## Exercise brief
Reproduce each of the lines word for word.

-------

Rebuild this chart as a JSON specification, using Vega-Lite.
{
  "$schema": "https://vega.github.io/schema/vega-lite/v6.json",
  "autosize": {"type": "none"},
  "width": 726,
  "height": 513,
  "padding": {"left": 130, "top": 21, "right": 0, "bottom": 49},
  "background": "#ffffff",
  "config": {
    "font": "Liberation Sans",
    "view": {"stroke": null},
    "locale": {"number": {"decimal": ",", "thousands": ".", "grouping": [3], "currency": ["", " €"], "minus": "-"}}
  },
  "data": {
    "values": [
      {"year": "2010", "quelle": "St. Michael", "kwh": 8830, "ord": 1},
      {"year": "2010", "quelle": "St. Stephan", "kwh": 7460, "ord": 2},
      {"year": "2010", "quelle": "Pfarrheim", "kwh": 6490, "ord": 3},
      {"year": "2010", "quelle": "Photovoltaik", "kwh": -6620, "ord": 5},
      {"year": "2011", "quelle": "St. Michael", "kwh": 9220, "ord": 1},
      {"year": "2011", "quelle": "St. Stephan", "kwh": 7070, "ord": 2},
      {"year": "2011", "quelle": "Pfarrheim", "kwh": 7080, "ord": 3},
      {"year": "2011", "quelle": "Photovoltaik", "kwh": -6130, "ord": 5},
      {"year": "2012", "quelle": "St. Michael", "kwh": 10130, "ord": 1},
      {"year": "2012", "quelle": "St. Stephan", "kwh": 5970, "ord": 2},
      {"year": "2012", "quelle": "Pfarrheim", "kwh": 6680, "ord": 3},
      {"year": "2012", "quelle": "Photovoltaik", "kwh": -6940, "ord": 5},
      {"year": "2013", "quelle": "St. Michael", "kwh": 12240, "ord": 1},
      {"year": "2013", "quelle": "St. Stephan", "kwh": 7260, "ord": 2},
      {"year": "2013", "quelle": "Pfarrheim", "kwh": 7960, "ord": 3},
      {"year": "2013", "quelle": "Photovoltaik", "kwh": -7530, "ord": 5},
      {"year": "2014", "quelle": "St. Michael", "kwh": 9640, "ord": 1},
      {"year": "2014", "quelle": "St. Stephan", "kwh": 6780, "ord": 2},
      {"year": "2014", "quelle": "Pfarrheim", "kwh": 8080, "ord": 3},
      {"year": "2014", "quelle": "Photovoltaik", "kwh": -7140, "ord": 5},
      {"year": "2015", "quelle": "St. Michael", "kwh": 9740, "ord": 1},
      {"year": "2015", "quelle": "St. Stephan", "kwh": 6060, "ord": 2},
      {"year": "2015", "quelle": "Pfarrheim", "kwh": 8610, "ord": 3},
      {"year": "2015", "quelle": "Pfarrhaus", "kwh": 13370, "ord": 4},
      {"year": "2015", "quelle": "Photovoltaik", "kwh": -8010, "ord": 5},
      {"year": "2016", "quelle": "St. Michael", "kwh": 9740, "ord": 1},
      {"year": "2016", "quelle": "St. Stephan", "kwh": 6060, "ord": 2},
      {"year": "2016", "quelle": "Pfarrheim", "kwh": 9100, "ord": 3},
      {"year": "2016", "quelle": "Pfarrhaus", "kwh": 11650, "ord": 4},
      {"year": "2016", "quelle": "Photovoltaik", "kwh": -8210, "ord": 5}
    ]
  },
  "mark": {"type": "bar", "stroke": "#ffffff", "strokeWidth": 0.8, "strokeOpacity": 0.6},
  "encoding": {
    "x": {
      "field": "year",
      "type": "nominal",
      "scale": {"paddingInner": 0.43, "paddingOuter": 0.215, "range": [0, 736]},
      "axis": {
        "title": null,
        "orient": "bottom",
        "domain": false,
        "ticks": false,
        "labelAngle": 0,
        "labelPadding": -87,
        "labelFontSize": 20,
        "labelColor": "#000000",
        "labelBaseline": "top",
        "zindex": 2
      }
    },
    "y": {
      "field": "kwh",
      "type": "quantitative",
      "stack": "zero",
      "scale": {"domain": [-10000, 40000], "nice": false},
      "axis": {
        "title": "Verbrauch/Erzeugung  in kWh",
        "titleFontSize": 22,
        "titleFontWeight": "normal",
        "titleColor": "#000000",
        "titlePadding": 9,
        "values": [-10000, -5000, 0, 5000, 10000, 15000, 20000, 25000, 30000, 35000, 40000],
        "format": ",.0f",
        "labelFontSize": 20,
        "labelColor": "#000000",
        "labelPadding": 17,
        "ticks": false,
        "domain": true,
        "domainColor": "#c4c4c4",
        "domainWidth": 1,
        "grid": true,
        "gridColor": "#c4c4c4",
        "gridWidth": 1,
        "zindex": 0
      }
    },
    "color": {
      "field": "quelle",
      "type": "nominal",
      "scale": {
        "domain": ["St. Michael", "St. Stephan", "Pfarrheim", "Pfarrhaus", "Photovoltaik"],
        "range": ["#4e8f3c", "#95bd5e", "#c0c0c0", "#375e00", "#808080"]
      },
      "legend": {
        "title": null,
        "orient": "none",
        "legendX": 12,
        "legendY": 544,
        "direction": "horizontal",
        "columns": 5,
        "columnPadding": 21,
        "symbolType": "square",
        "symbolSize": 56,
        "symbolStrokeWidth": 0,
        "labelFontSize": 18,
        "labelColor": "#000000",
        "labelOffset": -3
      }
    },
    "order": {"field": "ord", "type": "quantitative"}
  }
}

-------

## Output for this task
Rebuild this chart as a JSON specification, using Vega-Lite.
{
  "$schema": "https://vega.github.io/schema/vega-lite/v6.json",
  "autosize": {"type": "none"},
  "width": 726,
  "height": 513,
  "padding": {"left": 130, "top": 21, "right": 0, "bottom": 49},
  "background": "#ffffff",
  "config": {
    "font": "Liberation Sans",
    "view": {"stroke": null},
    "locale": {"number": {"decimal": ",", "thousands": ".", "grouping": [3], "currency": ["", " €"], "minus": "-"}}
  },
  "data": {
    "values": [
      {"year": "2010", "quelle": "St. Michael", "kwh": 8830, "ord": 1},
      {"year": "2010", "quelle": "St. Stephan", "kwh": 7460, "ord": 2},
      {"year": "2010", "quelle": "Pfarrheim", "kwh": 6490, "ord": 3},
      {"year": "2010", "quelle": "Photovoltaik", "kwh": -6620, "ord": 5},
      {"year": "2011", "quelle": "St. Michael", "kwh": 9220, "ord": 1},
      {"year": "2011", "quelle": "St. Stephan", "kwh": 7070, "ord": 2},
      {"year": "2011", "quelle": "Pfarrheim", "kwh": 7080, "ord": 3},
      {"year": "2011", "quelle": "Photovoltaik", "kwh": -6130, "ord": 5},
      {"year": "2012", "quelle": "St. Michael", "kwh": 10130, "ord": 1},
      {"year": "2012", "quelle": "St. Stephan", "kwh": 5970, "ord": 2},
      {"year": "2012", "quelle": "Pfarrheim", "kwh": 6680, "ord": 3},
      {"year": "2012", "quelle": "Photovoltaik", "kwh": -6940, "ord": 5},
      {"year": "2013", "quelle": "St. Michael", "kwh": 12240, "ord": 1},
      {"year": "2013", "quelle": "St. Stephan", "kwh": 7260, "ord": 2},
      {"year": "2013", "quelle": "Pfarrheim", "kwh": 7960, "ord": 3},
      {"year": "2013", "quelle": "Photovoltaik", "kwh": -7530, "ord": 5},
      {"year": "2014", "quelle": "St. Michael", "kwh": 9640, "ord": 1},
      {"year": "2014", "quelle": "St. Stephan", "kwh": 6780, "ord": 2},
      {"year": "2014", "quelle": "Pfarrheim", "kwh": 8080, "ord": 3},
      {"year": "2014", "quelle": "Photovoltaik", "kwh": -7140, "ord": 5},
      {"year": "2015", "quelle": "St. Michael", "kwh": 9740, "ord": 1},
      {"year": "2015", "quelle": "St. Stephan", "kwh": 6060, "ord": 2},
      {"year": "2015", "quelle": "Pfarrheim", "kwh": 8610, "ord": 3},
      {"year": "2015", "quelle": "Pfarrhaus", "kwh": 13370, "ord": 4},
      {"year": "2015", "quelle": "Photovoltaik", "kwh": -8010, "ord": 5},
      {"year": "2016", "quelle": "St. Michael", "kwh": 9740, "ord": 1},
      {"year": "2016", "quelle": "St. Stephan", "kwh": 6060, "ord": 2},
      {"year": "2016", "quelle": "Pfarrheim", "kwh": 9100, "ord": 3},
      {"year": "2016", "quelle": "Pfarrhaus", "kwh": 11650, "ord": 4},
      {"year": "2016", "quelle": "Photovoltaik", "kwh": -8210, "ord": 5}
    ]
  },
  "mark": {"type": "bar", "stroke": "#ffffff", "strokeWidth": 0.8, "strokeOpacity": 0.6},
  "encoding": {
    "x": {
      "field": "year",
      "type": "nominal",
      "scale": {"paddingInner": 0.43, "paddingOuter": 0.215, "range": [0, 736]},
      "axis": {
        "title": null,
        "orient": "bottom",
        "domain": false,
        "ticks": false,
        "labelAngle": 0,
        "labelPadding": -87,
        "labelFontSize": 20,
        "labelColor": "#000000",
        "labelBaseline": "top",
        "zindex": 2
      }
    },
    "y": {
      "field": "kwh",
      "type": "quantitative",
      "stack": "zero",
      "scale": {"domain": [-10000, 40000], "nice": false},
      "axis": {
        "title": "Verbrauch/Erzeugung  in kWh",
        "titleFontSize": 22,
        "titleFontWeight": "normal",
        "titleColor": "#000000",
        "titlePadding": 9,
        "values": [-10000, -5000, 0, 5000, 10000, 15000, 20000, 25000, 30000, 35000, 40000],
        "format": ",.0f",
        "labelFontSize": 20,
        "labelColor": "#000000",
        "labelPadding": 17,
        "ticks": false,
        "domain": true,
        "domainColor": "#c4c4c4",
        "domainWidth": 1,
        "grid": true,
        "gridColor": "#c4c4c4",
        "gridWidth": 1,
        "zindex": 0
      }
    },
    "color": {
      "field": "quelle",
      "type": "nominal",
      "scale": {
        "domain": ["St. Michael", "St. Stephan", "Pfarrheim", "Pfarrhaus", "Photovoltaik"],
        "range": ["#4e8f3c", "#95bd5e", "#c0c0c0", "#375e00", "#808080"]
      },
      "legend": {
        "title": null,
        "orient": "none",
        "legendX": 12,
        "legendY": 544,
        "direction": "horizontal",
        "columns": 5,
        "columnPadding": 21,
        "symbolType": "square",
        "symbolSize": 56,
        "symbolStrokeWidth": 0,
        "labelFontSize": 18,
        "labelColor": "#000000",
        "labelOffset": -3
      }
    },
    "order": {"field": "ord", "type": "quantitative"}
  }
}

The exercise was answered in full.